● Given information
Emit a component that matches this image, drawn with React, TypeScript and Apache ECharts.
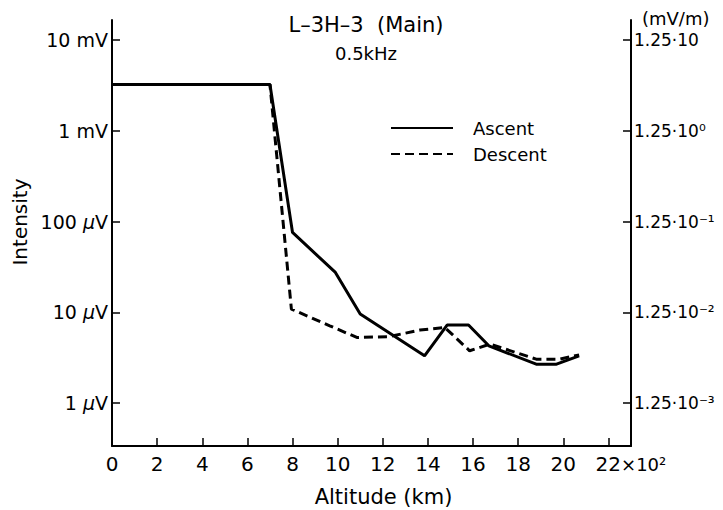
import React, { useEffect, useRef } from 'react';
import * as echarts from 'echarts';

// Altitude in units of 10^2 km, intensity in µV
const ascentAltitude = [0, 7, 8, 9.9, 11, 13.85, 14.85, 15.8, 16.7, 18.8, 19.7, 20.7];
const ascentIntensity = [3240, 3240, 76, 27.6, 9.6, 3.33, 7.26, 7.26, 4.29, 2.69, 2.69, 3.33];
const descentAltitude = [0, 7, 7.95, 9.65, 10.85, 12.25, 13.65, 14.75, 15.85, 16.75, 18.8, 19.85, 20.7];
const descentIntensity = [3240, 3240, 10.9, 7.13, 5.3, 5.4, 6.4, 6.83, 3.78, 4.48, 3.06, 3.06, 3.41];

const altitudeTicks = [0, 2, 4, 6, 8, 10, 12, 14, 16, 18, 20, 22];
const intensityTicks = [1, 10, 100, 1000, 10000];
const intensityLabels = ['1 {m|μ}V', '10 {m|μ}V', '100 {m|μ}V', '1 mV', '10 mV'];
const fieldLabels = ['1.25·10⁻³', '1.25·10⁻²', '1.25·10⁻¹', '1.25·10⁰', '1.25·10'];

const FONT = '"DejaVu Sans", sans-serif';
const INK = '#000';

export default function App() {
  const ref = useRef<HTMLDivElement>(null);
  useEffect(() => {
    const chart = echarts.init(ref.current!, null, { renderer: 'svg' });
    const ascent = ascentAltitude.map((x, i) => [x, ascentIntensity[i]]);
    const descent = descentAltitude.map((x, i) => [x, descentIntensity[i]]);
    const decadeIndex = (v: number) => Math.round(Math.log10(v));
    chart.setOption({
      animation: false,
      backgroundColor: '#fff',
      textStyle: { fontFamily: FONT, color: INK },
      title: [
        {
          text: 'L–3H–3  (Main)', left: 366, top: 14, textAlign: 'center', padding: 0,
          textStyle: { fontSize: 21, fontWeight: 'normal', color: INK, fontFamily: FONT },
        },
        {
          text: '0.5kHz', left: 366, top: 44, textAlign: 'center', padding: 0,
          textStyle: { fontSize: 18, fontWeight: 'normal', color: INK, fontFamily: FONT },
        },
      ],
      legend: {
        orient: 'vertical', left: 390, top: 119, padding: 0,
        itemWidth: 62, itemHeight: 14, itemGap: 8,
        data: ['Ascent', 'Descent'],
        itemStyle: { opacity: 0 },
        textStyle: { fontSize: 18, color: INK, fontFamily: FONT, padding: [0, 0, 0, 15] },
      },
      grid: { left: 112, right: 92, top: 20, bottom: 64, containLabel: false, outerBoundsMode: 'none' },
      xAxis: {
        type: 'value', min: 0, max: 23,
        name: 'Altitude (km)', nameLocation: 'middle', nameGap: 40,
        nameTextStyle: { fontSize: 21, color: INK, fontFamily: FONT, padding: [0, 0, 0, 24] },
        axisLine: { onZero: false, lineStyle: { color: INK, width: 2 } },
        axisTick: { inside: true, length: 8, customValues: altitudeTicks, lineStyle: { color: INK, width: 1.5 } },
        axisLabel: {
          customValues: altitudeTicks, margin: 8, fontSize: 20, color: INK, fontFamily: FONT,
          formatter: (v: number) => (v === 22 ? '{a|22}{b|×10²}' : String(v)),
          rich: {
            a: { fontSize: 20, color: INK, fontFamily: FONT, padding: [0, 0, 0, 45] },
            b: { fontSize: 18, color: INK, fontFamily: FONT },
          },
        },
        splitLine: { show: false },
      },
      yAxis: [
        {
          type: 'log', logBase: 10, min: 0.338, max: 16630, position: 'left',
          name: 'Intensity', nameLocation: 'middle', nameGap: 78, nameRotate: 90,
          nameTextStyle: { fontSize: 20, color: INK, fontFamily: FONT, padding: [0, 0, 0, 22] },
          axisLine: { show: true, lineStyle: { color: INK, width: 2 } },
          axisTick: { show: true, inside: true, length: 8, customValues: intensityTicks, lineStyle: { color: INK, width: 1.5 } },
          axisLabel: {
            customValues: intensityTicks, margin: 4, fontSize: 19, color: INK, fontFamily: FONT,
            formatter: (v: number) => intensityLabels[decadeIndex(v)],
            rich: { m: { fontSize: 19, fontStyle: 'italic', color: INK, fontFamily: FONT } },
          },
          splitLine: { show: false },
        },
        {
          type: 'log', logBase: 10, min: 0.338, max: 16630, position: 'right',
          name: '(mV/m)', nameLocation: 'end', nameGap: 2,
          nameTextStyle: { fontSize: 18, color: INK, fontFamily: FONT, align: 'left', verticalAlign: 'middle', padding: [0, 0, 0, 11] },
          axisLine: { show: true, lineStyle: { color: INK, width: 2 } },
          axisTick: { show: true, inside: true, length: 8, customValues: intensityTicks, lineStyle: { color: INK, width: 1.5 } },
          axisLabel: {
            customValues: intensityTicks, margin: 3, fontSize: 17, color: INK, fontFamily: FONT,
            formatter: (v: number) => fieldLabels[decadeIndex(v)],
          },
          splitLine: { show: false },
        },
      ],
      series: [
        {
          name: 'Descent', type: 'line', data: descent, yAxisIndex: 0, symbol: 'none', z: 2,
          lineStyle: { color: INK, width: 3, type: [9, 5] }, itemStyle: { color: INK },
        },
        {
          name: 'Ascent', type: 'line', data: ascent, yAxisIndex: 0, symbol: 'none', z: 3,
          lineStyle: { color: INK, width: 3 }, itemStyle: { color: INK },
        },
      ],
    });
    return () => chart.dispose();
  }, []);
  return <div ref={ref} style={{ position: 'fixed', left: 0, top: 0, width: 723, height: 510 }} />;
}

● What the exercise asks
Repeat, exactly and in full, each line from the start of the data to the line that contains "const INK = '#000';". Pictures do not go in.

● Response to the exercise
Emit a component that matches this image, drawn with React, TypeScript and Apache ECharts.
import React, { useEffect, useRef } from 'react';
import * as echarts from 'echarts';

// Altitude in units of 10^2 km, intensity in µV
const ascentAltitude = [0, 7, 8, 9.9, 11, 13.85, 14.85, 15.8, 16.7, 18.8, 19.7, 20.7];
const ascentIntensity = [3240, 3240, 76, 27.6, 9.6, 3.33, 7.26, 7.26, 4.29, 2.69, 2.69, 3.33];
const descentAltitude = [0, 7, 7.95, 9.65, 10.85, 12.25, 13.65, 14.75, 15.85, 16.75, 18.8, 19.85, 20.7];
const descentIntensity = [3240, 3240, 10.9, 7.13, 5.3, 5.4, 6.4, 6.83, 3.78, 4.48, 3.06, 3.06, 3.41];

const altitudeTicks = [0, 2, 4, 6, 8, 10, 12, 14, 16, 18, 20, 22];
const intensityTicks = [1, 10, 100, 1000, 10000];
const intensityLabels = ['1 {m|μ}V', '10 {m|μ}V', '100 {m|μ}V', '1 mV', '10 mV'];
const fieldLabels = ['1.25·10⁻³', '1.25·10⁻²', '1.25·10⁻¹', '1.25·10⁰', '1.25·10'];

const FONT = '"DejaVu Sans", sans-serif';
const INK = '#000';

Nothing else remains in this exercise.